Same thing with presentation of treatment plans: When the 400-pound gorilla presents a treatment plan, people don't ask any questions. But in every office I've seen that does at least $750,000 a year, whenever that 400-pound gorilla turns over control of treatment-plan presentation to someone who's more social, the patient feels comfortable asking questions … and the practice starts bringing in about twice as much per year.

It isn't rocket science; she's just way better at selling dentistry than you are. (And in our industry right now, most of the time that person will indeed be a "she.") You don't have to sell the dentistry—you just have to perform it. Let her sell it! She's more intuitive, more engaged with the patients and knows how to communicate with them in a meaningful way.

Man, talk about communication!
What qualifies as "meaningful communication"? Last month I mentioned that women talk about five times more than men every day, and I heard responses like, "Oh, that's easy—because they're always gossiping!" Truth is, men who say things like that are usually jealous about how women can more easily have conversations about difficult things.

Let's define "gossip" as misguided, misdirected venting—and that's something you don't want in your practice, because venting rarely leads to action or solving the problem. Instead, what you want is that staffer to approach you and express her problems. Then you walk her over to whomever she has an issue with and everyone sits down, talks and works it out. It's inherently uncomfortable—but occasionally necessary, if you want your office to operate at a hum, without friction

Whenever I'm lecturing, female dentists come up and say, "I have a problem. Whenever the old-man dentist I worked with for the past three years snapped his fingers, everyone jumped. But now that I've bought his practice, whenever I snap my fingers and say the same stuff he said, nobody jumps. Instead, they all start asking questions."

They think that's a bad thing, but I tell them that it's not. The real "bad" thing was when the male dentist spoke and nobody replied: That was fear-based, because they believed it was pointless to talk to him. I tell these dentists they should feel honored that when they bark out something to their teams, they bark back. If your team is so easily sharing their concerns or ideas, you've achieved something in your practice that most of us never have and never will. It's a damn good thing.

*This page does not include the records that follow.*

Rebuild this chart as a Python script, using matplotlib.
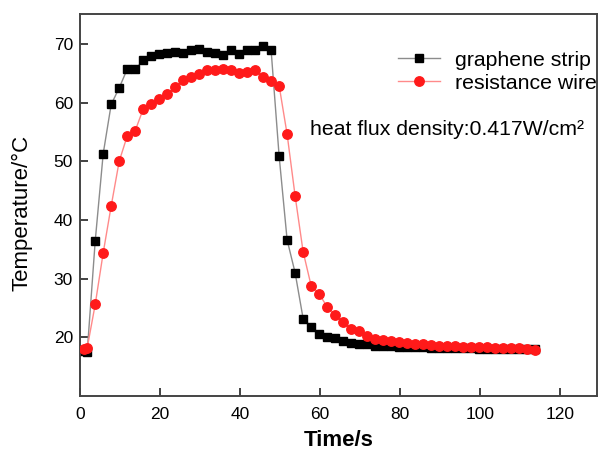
import matplotlib.pyplot as plt

plt.rcParams['font.family'] = ['Liberation Sans', 'DejaVu Sans']

# time (s) and temperature (°C)
time_s = [1.0, 1.8, 3.8, 5.8, 7.8, 9.8, 11.8, 13.8, 15.8, 17.8, 19.8, 21.8, 23.8, 25.8,
          27.8, 29.8, 31.8, 33.8, 35.8, 37.8, 39.8, 41.8, 43.8, 45.8, 47.8, 49.8,
          51.8, 53.8, 55.8, 57.8, 59.8, 61.8, 63.8, 65.8, 67.8, 69.8, 71.8, 73.8,
          75.8, 77.8, 79.8, 81.8, 83.8, 85.8, 87.8, 89.8, 91.8, 93.8, 95.8, 97.8,
          99.8, 101.8, 103.8, 105.8, 107.8, 109.8, 111.8, 113.8]

graphene = [17.6, 17.5, 36.4, 51.3, 59.7, 62.5, 65.7, 65.7, 67.2, 67.9, 68.2, 68.5, 68.7,
            68.4, 68.9, 69.1, 68.7, 68.5, 68.1, 69.0, 68.2, 69.0, 69.0, 69.7, 68.9,
            50.9, 36.6, 31.0, 23.2, 21.8, 20.6, 20.0, 19.8, 19.4, 19.1, 18.8, 18.8,
            18.6, 18.5, 18.5, 18.4, 18.4, 18.3, 18.3, 18.2, 18.2, 18.2, 18.1, 18.1,
            18.1, 18.0, 18.0, 18.0, 18.0, 18.0, 18.0, 18.0, 18.0]

resistance = [18.0, 18.2, 25.6, 34.4, 42.4, 50.0, 54.3, 55.2, 58.9, 59.7, 60.7, 61.4, 62.6,
              63.9, 64.3, 64.8, 65.6, 65.6, 65.7, 65.6, 65.1, 65.2, 65.5, 64.4, 63.6,
              62.9, 54.6, 44.1, 34.6, 28.8, 27.4, 25.2, 23.8, 22.6, 21.5, 21.0, 20.2,
              19.7, 19.5, 19.4, 19.2, 19.0, 18.9, 18.8, 18.7, 18.6, 18.6, 18.5, 18.4,
              18.4, 18.3, 18.3, 18.2, 18.2, 18.1, 18.1, 18.0, 17.9]

x_ticks = [0, 20, 40, 60, 80, 100, 120]
y_ticks = [20, 30, 40, 50, 60, 70]

fig = plt.figure(figsize=(5.98, 4.55), dpi=100)
ax = fig.add_axes([0.1338, 0.1297, 0.8645, 0.8395])

ax.plot(time_s, graphene, color='#8c8c8c', linewidth=1.0, marker='s',
        markersize=5.8, markerfacecolor='black', markeredgecolor='black',
        label='graphene strip', zorder=2)
ax.plot(time_s, resistance, color='#ff8a8a', linewidth=1.0, marker='o',
        markersize=6.8, markerfacecolor='#ff1a1a', markeredgecolor='#ff1a1a',
        label='resistance wire', zorder=3)

ax.set_xlim(0, 129.3)
ax.set_ylim(10, 75.1)
ax.set_xticks(x_ticks)
ax.set_yticks(y_ticks)
ax.tick_params(direction='in', length=6, width=1.3, labelsize=12.5, colors='#333333',
               labelcolor='black')
ax.tick_params(axis='x', pad=8)
ax.tick_params(axis='y', pad=5)
for s in ax.spines.values():
    s.set_color('#444444')
    s.set_linewidth(1.4)

ax.set_xlabel('Time/s', fontsize=16, fontweight='bold', labelpad=6)
ax.set_ylabel('Temperature/\u00b0C', fontsize=16)
ax.yaxis.set_label_coords(-0.091, 0.48)

ax.legend(loc='upper left', bbox_to_anchor=(0.615, 0.904), frameon=False,
          fontsize=15.3, handlelength=2.0, handletextpad=0.7, labelspacing=0.2,
          borderpad=0, borderaxespad=0)
ax.text(57.5, 55.4, 'heat flux density:0.417W/cm\u00b2', fontsize=15.3, va='center', ha='left')

fig.savefig('out.png', dpi=100)
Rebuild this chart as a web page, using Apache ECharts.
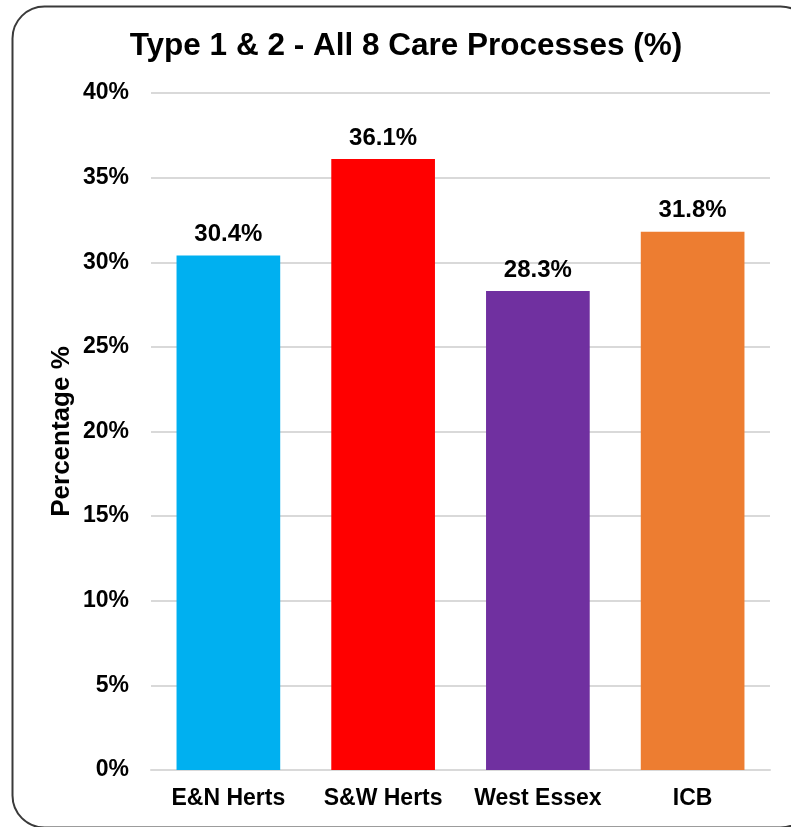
<!DOCTYPE html>
<html><head><meta charset="utf-8">
<script src="https://cdn.jsdelivr.net/npm/echarts@6/dist/echarts.min.js"></script>
<style>html,body{margin:0;padding:0;background:#fff}#c{width:791px;height:827px}</style>
</head><body><div id="c"></div>
<script>
const categories = ['E&N Herts', 'S&W Herts', 'West Essex', 'ICB'];
const values = [30.4, 36.1, 28.3, 31.8];
const colors = ['#00B0F0', '#FF0000', '#7030A0', '#ED7D31'];
const titleText = 'Type 1 & 2 - All 8 Care Processes (%)';
const yAxisName = 'Percentage %';

const chart = echarts.init(document.getElementById('c'), null, {renderer: 'canvas'});
const font = 'Liberation Sans, Arial, sans-serif';
chart.setOption({
  animation: false,
  textStyle: {fontFamily: font},
  graphic: [{
    type: 'rect', left: 10, top: 4,
    shape: {width: 800, height: 821, r: 32},
    style: {fill: 'none', stroke: '#3a3a3a', lineWidth: 2}
  }],
  title: {
    text: titleText, left: 401, textAlign: 'center', top: 25,
    textStyle: {fontFamily: font, fontSize: 31.5, fontWeight: 'bold', color: '#000'}
  },
  grid: {left: 151, right: 21, top: 93, bottom: 57},
  xAxis: {
    type: 'category', data: categories,
    axisTick: {show: false},
    axisLine: {lineStyle: {color: '#D9D9D9', width: 2}},
    axisLabel: {interval: 0, fontFamily: font, fontSize: 23, fontWeight: 'bold', color: '#000', margin: 17}
  },
  yAxis: {
    type: 'value', min: 0, max: 40, interval: 5,
    name: yAxisName, nameLocation: 'middle', nameGap: 76, nameRotate: 90,
    nameMoveOverlap: false,
    nameTextStyle: {fontFamily: font, fontSize: 26, fontWeight: 'bold', color: '#000'},
    axisLabel: {fontFamily: font, fontSize: 23, fontWeight: 'bold', color: '#000', formatter: '{value}%', margin: 22},
    splitLine: {lineStyle: {color: '#D9D9D9', width: 2}},
    axisLine: {show: false}, axisTick: {show: false}
  },
  series: [{
    type: 'bar', barWidth: '67%',
    data: values.map((v, i) => ({value: v, itemStyle: {color: colors[i]}})),
    label: {
      show: true, position: 'top', distance: 9,
      formatter: p => p.value.toFixed(1) + '%',
      fontFamily: font, fontSize: 24, fontWeight: 'bold', color: '#000'
    }
  }]
});
</script></body></html>
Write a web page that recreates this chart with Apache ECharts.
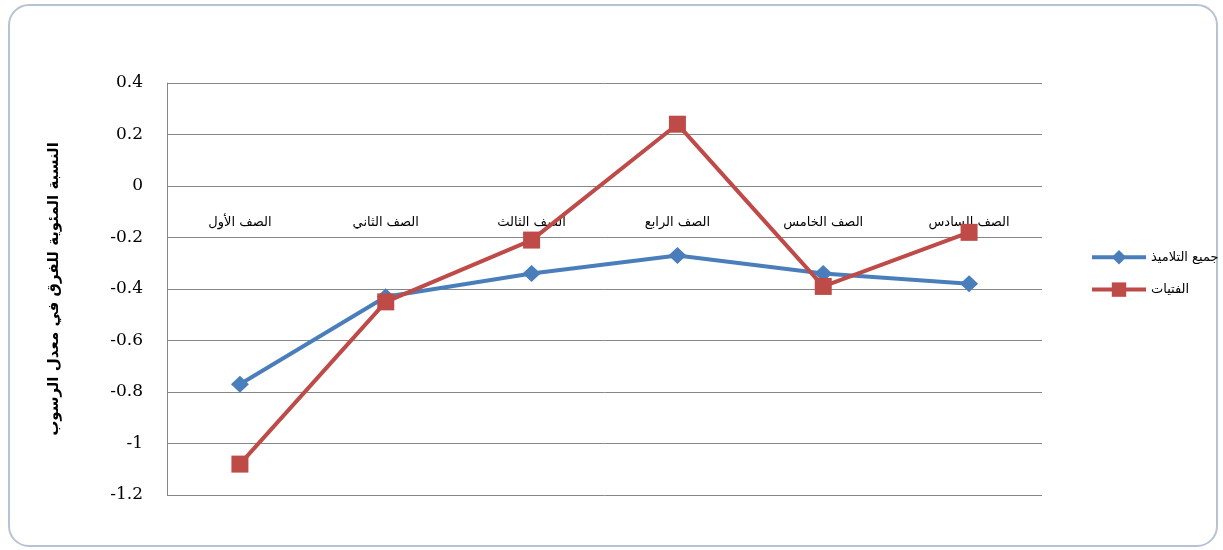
<!DOCTYPE html>
<html>
<head>
<meta charset="utf-8">
<script src="https://cdn.jsdelivr.net/npm/echarts@6/dist/echarts.min.js"></script>
<style>
html,body{margin:0;padding:0;background:#fff;}
#c{width:1223px;height:550px;}
</style>
</head>
<body>
<div id="c"></div>
<script>
var categories = ['الصف الأول', 'الصف الثاني', 'الصف الثالث', 'الصف الرابع', 'الصف الخامس', 'الصف السادس'];
var allStudents = [-0.77, -0.43, -0.34, -0.27, -0.34, -0.38];
var girls = [-1.08, -0.45, -0.21, 0.24, -0.39, -0.18];
var seriesNames = ['جميع التلاميذ', 'الفتيات'];
var yTitle = 'النسبة المئوية للفرق في معدل الرسوب';

var chart = echarts.init(document.getElementById('c'));
chart.setOption({
  animation: false,
  backgroundColor: '#fff',
  graphic: [{
    type: 'rect',
    left: 8, top: 4,
    shape: {width: 1208, height: 541, r: 20},
    style: {fill: '#fff', stroke: '#b7c3d3', lineWidth: 2},
    z: -10, silent: true
  }],
  grid: {left: 167, right: 181, top: 83, bottom: 55},
  legend: {
    orient: 'vertical',
    left: 1085, top: 245,
    itemWidth: 54, itemHeight: 18, itemGap: 18,
    lineStyle: {width: 4},
    textStyle: {fontFamily: '"DejaVu Sans", sans-serif', fontSize: 13, color: '#000'},
    data: [seriesNames[0], seriesNames[1]]
  },
  xAxis: {
    type: 'category',
    data: categories,
    position: 'top',
    offset: -152,
    boundaryGap: true,
    axisLine: {show: false},
    axisTick: {show: false},
    axisLabel: {margin: 6, fontFamily: '"DejaVu Sans", sans-serif', fontSize: 13, color: '#000'},
    splitLine: {show: false}
  },
  yAxis: {
    type: 'value',
    min: -1.2, max: 0.4, interval: 0.2,
    name: yTitle,
    nameLocation: 'middle',
    nameRotate: 90,
    nameGap: 105,
    nameTextStyle: {fontFamily: '"DejaVu Sans", sans-serif', fontSize: 15, fontWeight: 'bold', color: '#000'},
    axisLine: {show: true, lineStyle: {color: '#868686', width: 1}},
    axisTick: {show: false},
    axisLabel: {
      margin: 24, fontFamily: 'Georgia, "DejaVu Serif", serif', fontSize: 17, color: '#000',
      formatter: function (v) { return String(Math.round(v * 10) / 10); }
    },
    splitLine: {show: true, lineStyle: {color: '#868686', width: 1}}
  },
  series: [
    {
      name: seriesNames[0], type: 'line', data: allStudents,
      symbol: 'diamond', symbolSize: [18, 17],
      lineStyle: {color: '#4a7ebb', width: 4},
      itemStyle: {color: '#4a7ebb'},
      z: 2
    },
    {
      name: seriesNames[1], type: 'line', data: girls,
      symbol: 'rect', symbolSize: 17,
      lineStyle: {color: '#be4b48', width: 4},
      itemStyle: {color: '#be4b48'},
      z: 3
    }
  ]
});
</script>
</body>
</html>
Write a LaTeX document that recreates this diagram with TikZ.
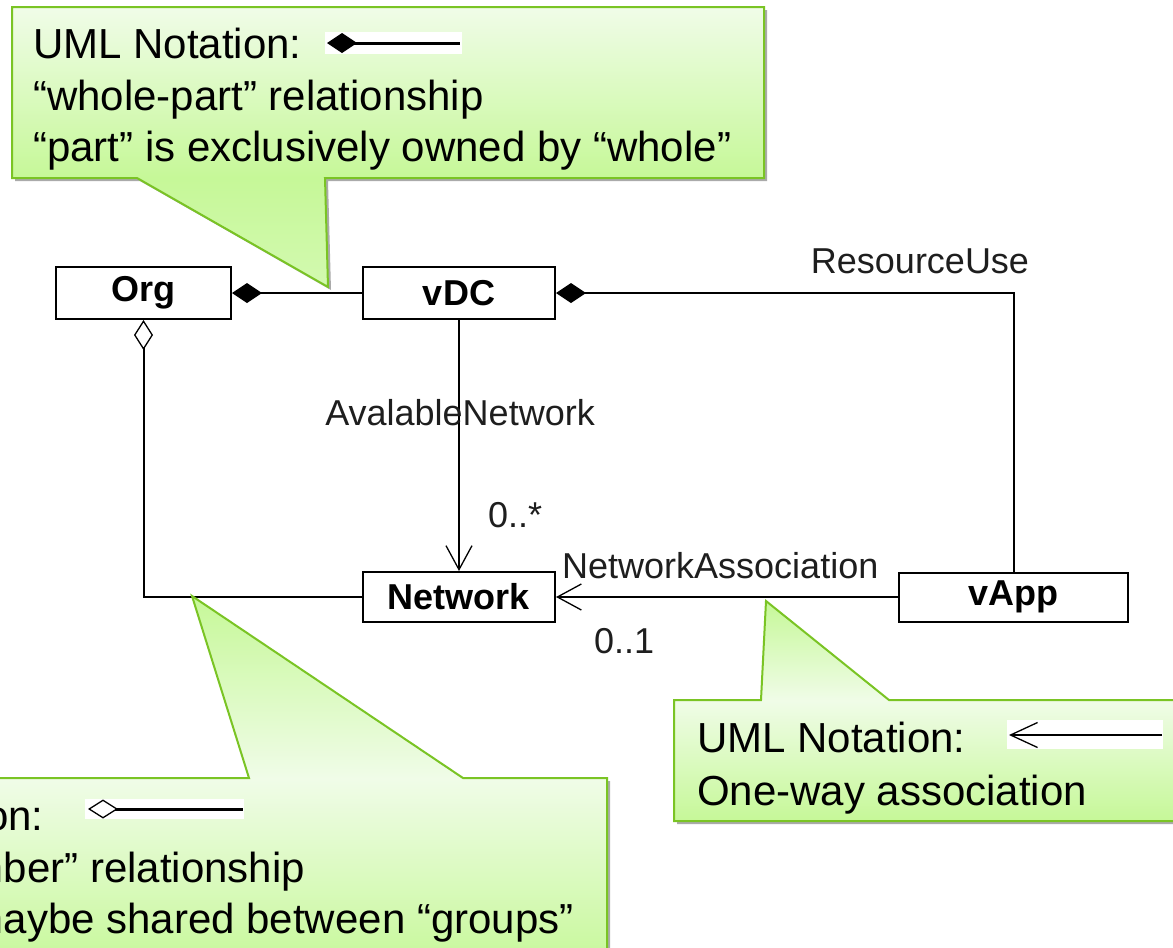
\documentclass[tikz,border=0pt]{standalone}
\usepackage{fontspec}
\setmainfont{Liberation Sans}
\usetikzlibrary{arrows.meta,calc}

\definecolor{calloutEdge}{RGB}{122,196,36}
\definecolor{calloutLight}{RGB}{240,252,232}
\definecolor{calloutGreen}{RGB}{198,248,152}
\definecolor{shadowGray}{RGB}{170,170,170}
\definecolor{inkGray}{RGB}{30,30,30}

\tikzset{
  classbox/.style={draw=black, line width=2pt, fill=white, inner sep=0pt,
    font=\bfseries\fontsize{36}{36}\selectfont},
  link/.style={draw=black, line width=2pt},
  lbl/.style={font=\fontsize{36}{36}\selectfont, inner sep=0pt, text=inkGray},
  notetext/.style={font=\fontsize{42}{42}\selectfont, inner sep=0pt, anchor=base west},
  calloutline/.style={draw=calloutEdge, line width=2pt, line join=miter},
  calloutshadow/.style={fill=shadowGray, shift={(3,3)}},
  filleddiamond/.tip={Diamond[length=30pt,width=20pt]},
  hollowdiamond/.tip={Diamond[open,length=30pt,width=19pt,line width=1.3pt]},
  openhead/.tip={Straight Barb[length=24pt,width=26pt,line width=1.3pt]},
  swatch/.style={fill=white, draw=none}
}

% callout outlines (box plus pointer)
\def\topcallout{(12,7) -- (764,7) -- (764,178) -- (325,178) -- (328,287) -- (137,178) -- (12,178) -- cycle}
\def\leftcallout{(-10,778) -- (249,778) -- (192,596) -- (463,778) -- (607,778) -- (607,970) -- (-10,970) -- cycle}
\def\rightcallout{(674,700) -- (761,700) -- (766,601) -- (889,700) -- (1190,700) -- (1190,821) -- (674,821) -- cycle}

\begin{document}
\begin{tikzpicture}[x=1pt,y=-1pt]
\useasboundingbox (0,0) rectangle (1173,948);
\clip (0,0) rectangle (1173,948);
\fill[white] (0,0) rectangle (1173,948);

% ---- class diagram ----
\node[classbox, minimum width=175pt, minimum height=52pt] (org) at (143.5,293) {Org};
\node[classbox, minimum width=192pt, minimum height=52pt] (vdc) at (459,293) {vDC};
\node[classbox, minimum width=192pt, minimum height=50pt] (net) at (459,597) {Network};
\node[classbox, minimum width=229pt, minimum height=49pt] (vapp) at (1013.5,597) {vApp};

\coordinate (ruc) at (vapp.north |- vdc.east);
\coordinate (orgc) at (org.south |- net.west);

\draw[link, filleddiamond-] (org.east) -- (vdc.west);
\draw[link, filleddiamond-] (vdc.east) -- (ruc) -- (vapp.north);
\draw[link, -openhead] (vdc.south) -- (net.north);
\draw[link, hollowdiamond-] (org.south) -- (orgc) -- (net.west);
\draw[link, -openhead] (vapp.west) -- (net.east);

\node[lbl, anchor=base] (ru) at (920,273) {ResourceUse};
\node[lbl, anchor=base east] (avn) at (595,425) {AvalableNetwork};
\node[lbl, anchor=base west] (m1) at (488,527) {0..*};
\node[lbl, anchor=base west] (na) at (562,578) {NetworkAssociation};
\node[lbl, anchor=base west] (m2) at (594,653) {0..1};

% ---- top callout ----
\fill[calloutshadow] \topcallout;
\shade[top color=calloutLight, bottom color=calloutGreen] (12,7) rectangle (764,178);
\shade[top color=calloutGreen, bottom color=calloutGreen!70!calloutLight] (137,177) -- (325,177) -- (328,287) -- cycle;
\draw[calloutline] \topcallout;
\node[notetext] (t1) at (33,58) {UML Notation:};
\node[notetext] (t2) at (33,110) {“whole-part” relationship};
\node[notetext] (t3) at (33,161) {“part” is exclusively owned by “whole”};
\fill[swatch] (325,32) rectangle (462,54);
\coordinate (tsa) at (327,43);
\coordinate (tsb) at (460,43);
\draw[line width=3pt, filleddiamond-] (tsa) -- (tsb);

% ---- lower left callout ----
\fill[calloutshadow] \leftcallout;
\shade[top color=calloutLight, bottom color=calloutGreen] (-10,778) rectangle (607,970);
\shade[top color=calloutGreen, bottom color=calloutLight] (192,596) -- (463,779) -- (249,779) -- cycle;
\draw[calloutline] \leftcallout;
\node[notetext] (b1) at (-225,830) {UML Notation:};
\node[notetext] (b2) at (-225,882) {“group-member” relationship};
\node[notetext] (b3) at (-225,933) {“member” maybe shared between “groups”};
\fill[swatch] (85,799) rectangle (244,819);
\coordinate (bsa) at (88,809);
\coordinate (bsb) at (243,809);
\draw[line width=3pt, hollowdiamond-] (bsa) -- (bsb);

% ---- lower right callout ----
\fill[calloutshadow] \rightcallout;
\shade[top color=calloutLight, bottom color=calloutGreen] (674,700) rectangle (1190,821);
\shade[top color=calloutGreen, bottom color=calloutLight] (766,601) -- (889,701) -- (761,701) -- cycle;
\draw[calloutline] \rightcallout;
\node[notetext] (r1) at (697,752) {UML Notation:};
\node[notetext] (r2) at (697,805) {One-way association};
\fill[swatch] (1007,720) rectangle (1163,749);
\coordinate (rsa) at (1162,735);
\coordinate (rsb) at (1009,735);
\draw[line width=2.5pt, -{Straight Barb[length=27pt,width=25pt,line width=1.3pt]}] (rsa) -- (rsb);
\end{tikzpicture}
\end{document}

Practicing patience with your patients
That goes for patients, too. If you're not good at talking with people, hire someone who is, or the practice won't succeed at making connections with patients.

How does your team respond to people who call the practice but don't know what to ask? At our office, lots of folks call up and say, "Uh … how much is a crown?" Valerie, who's been with my office for years, knows that the proper response isn't a dollar amount but, "Who said you needed a crown?" She knows how to begin a conversation founded in trust: "Well, why don't you just come down right now? I can have the doctor take a look, to see if you even need one." When trust is conveyed starting with the first phone call, it's magic.

That's why many phone systems have two options: Existing patients call one number, while new patients call a different one instead. If a patient has been coming to me for 20 years, I have more freedom in how I communicate with her because she already trusts me (or she wouldn't be coming back for two decades' worth of checkups). But new patients don't know anything about me or my work, so it's important to have a system that builds trust right away.